A top Hamas official in Lebanon, Osama Hamdan, said Saturday the group needed more time to “announce our position” on the truce deal.
Hamdan added that Hamas wanted “to put an end as quickly as possible to the aggression that our people suffer.”
A Hamas source has said the proposal involves an initial six-week pause that would see more aid delivered into Gaza and the phased release of Israeli hostages in exchange for Palestinian prisoners held by Israel.
The war was sparked by Hamas’s unprecedented October 7 attack on Israel, which resulted in the deaths of about 1,160 people, mostly civilians, according to an AFP tally based on official figures.
Militants also seized around 250 hostages, and Israel says 132 remain in Gaza including at least 27 believed to have been killed.
Vowing to eliminate Hamas, Israel launched a massive military offensive that has killed at least 27,365 people in Gaza, mostly women and children, according to the Hamas-ruled territory’s health ministry.
Gazans have faced dire humanitarian conditions, and the UN agency for Palestinian refugees, UNRWA, said on social media platform X that “there is very limited access to clean water and sanitation amid relentless bombardment.”
Experts and rights groups told AFP that Israeli forces have destroyed buildings near the border in an attempt to create a buffer zone inside the Palestinian territory.
Israel has not publicly confirmed the plan, which Nadia Hardman, an expert on refugees at Human Rights Watch, said “may amount to a war crime.”
“We are seeing mounting evidence that Israel appears to be rendering large parts of Gaza unlivable,” she said.
Sejourne told his Egyptian counterpart Sameh Shoukry that he understood Cairo’s concerns over “forced displacement” of Palestinians into Egypt from the Gaza Strip.
Concern for hostages still in Gaza and security failures surrounding the October 7 attack — the deadliest in Israel’s 75-year history — have led to criticism of Netanyahu and rallies against the government.
Michal Hadas, protesting in Tel Aviv on Saturday night, told AFP she feared Israel’s leaders were dragging out the conflict for political reasons, “because as long as the war continues there will be no election.”

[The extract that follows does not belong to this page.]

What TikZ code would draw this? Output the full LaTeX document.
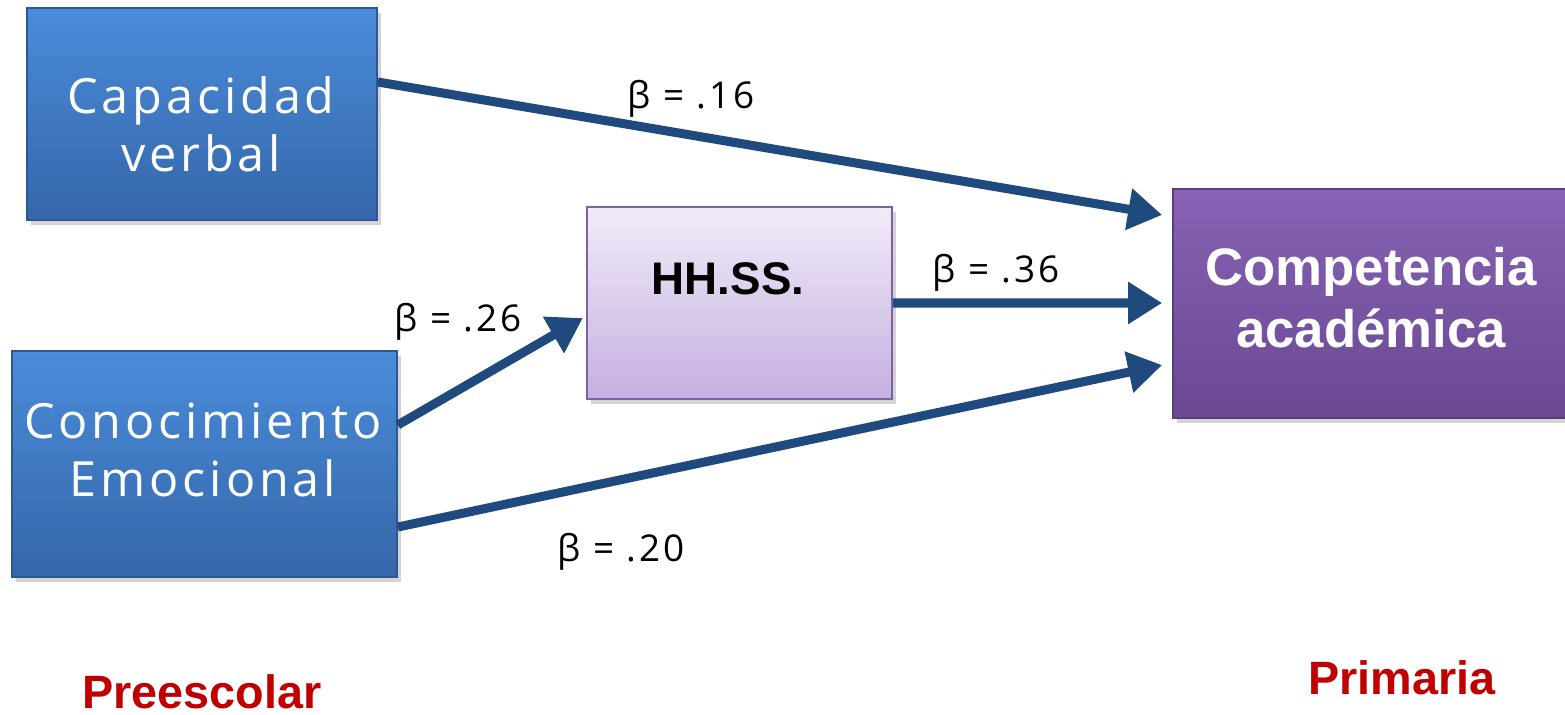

The war has also sent regional tensions soaring, with a surge in attacks by Iran-backed groups in solidarity with Gaza triggering counterattacks by key Israel ally the United States.

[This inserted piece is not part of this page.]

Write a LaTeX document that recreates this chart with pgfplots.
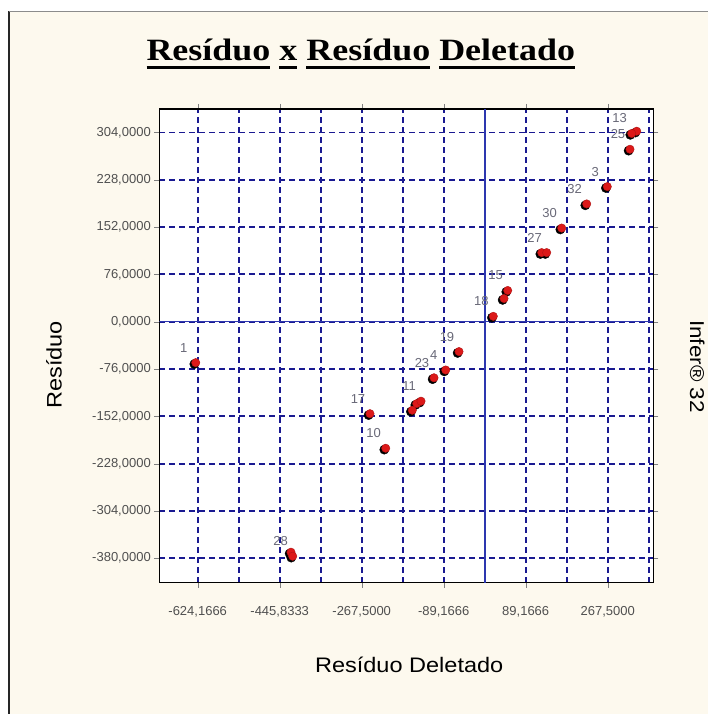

The United States and its partner Britain said they struck dozens of targets in Yemen late Saturday in response to repeated attacks on shipping by Iran-backed Houthi rebels.
A Houthi spokesman said the latest wave of air strikes “will not pass without response and punishment.”
Iran said the attacks “contradicted” US and UK statements on preventing regional escalation, and Hamas warned the strikes would bring “further turmoil” to the Middle East.